### [TASK REQUIREMENTS]
From the first line of the data down to and including the line with "d3.scaleLinear().domain([-3, 4]).range([plotBottom, plotTop]);", copy everything exactly, leaving out pictures.

= = =

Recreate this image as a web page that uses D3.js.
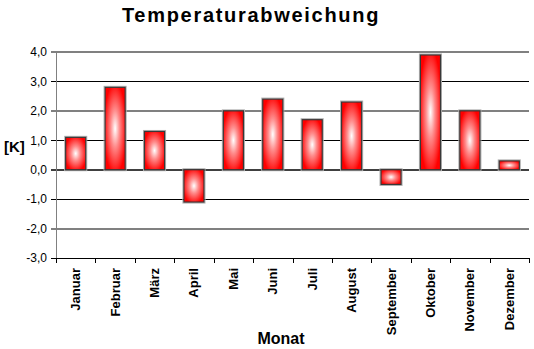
<!DOCTYPE html>
<html>
<head>
<meta charset="utf-8">
<script src="https://cdn.jsdelivr.net/npm/d3@7/dist/d3.min.js"></script>
<style>
  html, body { margin: 0; padding: 0; background: #fff; }
  svg { display: block; font-family: "Liberation Sans", Arial, sans-serif; }
</style>
</head>
<body>
<svg id="chart" width="534" height="349"></svg>
<script>
// Monthly temperature deviation in Kelvin
const months = ["Januar", "Februar", "März", "April", "Mai", "Juni", "Juli",
                "August", "September", "Oktober", "November", "Dezember"];
const deviation = [1.1, 2.8, 1.3, -1.1, 2.0, 2.4, 1.7, 2.3, -0.5, 3.9, 2.0, 0.3];
const yTicks = [-3, -2, -1, 0, 1, 2, 3, 4];

const svg = d3.select("#chart");
const plotLeft = 56, plotRight = 529, plotTop = 52, plotBottom = 258;

const x = d3.scaleBand().domain(months).range([plotLeft, plotRight]).padding(0);
const y = d3.scaleLinear().domain([-3, 4]).range([plotBottom, plotTop]);

// bar fill: white core fading to red
const defs = svg.append("defs");
const grad = defs.append("radialGradient").attr("id", "barFill")
  .attr("cx", "50%").attr("cy", "50%").attr("r", "56%");
grad.append("stop").attr("offset", "0%").attr("stop-color", "#ffffff");
grad.append("stop").attr("offset", "40%").attr("stop-color", "#ff8c8c");
grad.append("stop").attr("offset", "100%").attr("stop-color", "#ff0000");

// title
svg.append("text")
  .attr("x", 251).attr("y", 22)
  .attr("text-anchor", "middle")
  .attr("font-size", 20).attr("font-weight", "bold")
  .attr("letter-spacing", 1.7)
  .attr("fill", "#000")
  .text("Temperaturabweichung");

// horizontal grid lines (even values grey and heavier, odd values thin black)
const grid = svg.append("g");
yTicks.forEach(v => {
  let stroke = "#000", w = 1;
  if (v === 0) { stroke = "#404040"; w = 2; }
  else if (v % 2 === 0) { stroke = "#808080"; w = 2; }
  const yy = Math.round(y(v)) + (w === 1 ? 0.5 : 0);
  grid.append("line")
    .attr("x1", plotLeft - 5).attr("x2", plotRight)
    .attr("y1", yy).attr("y2", yy)
    .attr("stroke", stroke).attr("stroke-width", w);
});

// y axis labels
const yAxis = d3.axisLeft(y).tickValues(yTicks).tickSize(0).tickPadding(9)
  .tickFormat(d => d3.format(".1f")(d).replace(".", ",").replace("−", "-"));
svg.append("g").attr("transform", `translate(${plotLeft},0)`).call(yAxis)
  .call(g => g.select(".domain").remove())
  .call(g => g.selectAll("text").attr("font-size", 12)
    .attr("font-family", "'Liberation Sans', Arial, sans-serif").attr("fill", "#000"));

// vertical axis line
svg.append("line")
  .attr("x1", plotLeft + 0.5).attr("x2", plotLeft + 0.5)
  .attr("y1", plotTop).attr("y2", plotBottom + 5)
  .attr("stroke", "#808080").attr("stroke-width", 1);

// bottom axis with ticks at category boundaries
svg.append("line")
  .attr("x1", plotLeft).attr("x2", plotRight)
  .attr("y1", plotBottom + 0.5).attr("y2", plotBottom + 0.5)
  .attr("stroke", "#000");
const bounds = months.map(m => x(m)).concat([plotRight]);
svg.append("g").selectAll("line").data(bounds).join("line")
  .attr("x1", d => Math.round(d) + 0.5).attr("x2", d => Math.round(d) + 0.5)
  .attr("y1", plotBottom).attr("y2", plotBottom + 5)
  .attr("stroke", "#000");

// bars
const barW = x.bandwidth() * 0.51;
const bars = svg.append("g");
bars.selectAll("rect.halo").data(deviation).join("rect")
  .attr("class", "halo")
  .attr("x", (d, i) => x(months[i]) + (x.bandwidth() - barW) / 2 - 1)
  .attr("y", d => Math.min(y(d), y(0)) - 1)
  .attr("width", barW + 2)
  .attr("height", d => Math.abs(y(d) - y(0)) + 2)
  .attr("fill", "none").attr("stroke", "#b0b0b0").attr("stroke-width", 1);
bars.selectAll("rect.bar").data(deviation).join("rect")
  .attr("class", "bar")
  .attr("x", (d, i) => x(months[i]) + (x.bandwidth() - barW) / 2)
  .attr("y", d => Math.min(y(d), y(0)))
  .attr("width", barW)
  .attr("height", d => Math.abs(y(d) - y(0)))
  .attr("fill", "url(#barFill)")
  .attr("stroke", "#383838").attr("stroke-width", 1.2);

// month labels, rotated
svg.append("g").selectAll("text").data(months).join("text")
  .attr("transform", m => `translate(${x(m) + x.bandwidth() / 2 + 4.5},${plotBottom + 10}) rotate(-90)`)
  .attr("text-anchor", "end")
  .attr("font-size", 13).attr("font-weight", "bold")
  .attr("fill", "#000")
  .text(m => m);

// axis titles
svg.append("text")
  .attr("x", 281).attr("y", 344)
  .attr("text-anchor", "middle")
  .attr("font-size", 16).attr("font-weight", "bold")
  .attr("fill", "#000")
  .text("Monat");

svg.append("text")
  .attr("x", 4).attr("y", 152)
  .attr("font-size", 15).attr("font-weight", "bold")
  .attr("fill", "#000")
  .text("[K]");
</script>
</body>
</html>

= = =

### [WRITTEN SOLUTION]
Recreate this image as a web page that uses D3.js.
<!DOCTYPE html>
<html>
<head>
<meta charset="utf-8">
<script src="https://cdn.jsdelivr.net/npm/d3@7/dist/d3.min.js"></script>
<style>
  html, body { margin: 0; padding: 0; background: #fff; }
  svg { display: block; font-family: "Liberation Sans", Arial, sans-serif; }
</style>
</head>
<body>
<svg id="chart" width="534" height="349"></svg>
<script>
// Monthly temperature deviation in Kelvin
const months = ["Januar", "Februar", "März", "April", "Mai", "Juni", "Juli",
                "August", "September", "Oktober", "November", "Dezember"];
const deviation = [1.1, 2.8, 1.3, -1.1, 2.0, 2.4, 1.7, 2.3, -0.5, 3.9, 2.0, 0.3];
const yTicks = [-3, -2, -1, 0, 1, 2, 3, 4];

const svg = d3.select("#chart");
const plotLeft = 56, plotRight = 529, plotTop = 52, plotBottom = 258;

const x = d3.scaleBand().domain(months).range([plotLeft, plotRight]).padding(0);
const y = d3.scaleLinear().domain([-3, 4]).range([plotBottom, plotTop]);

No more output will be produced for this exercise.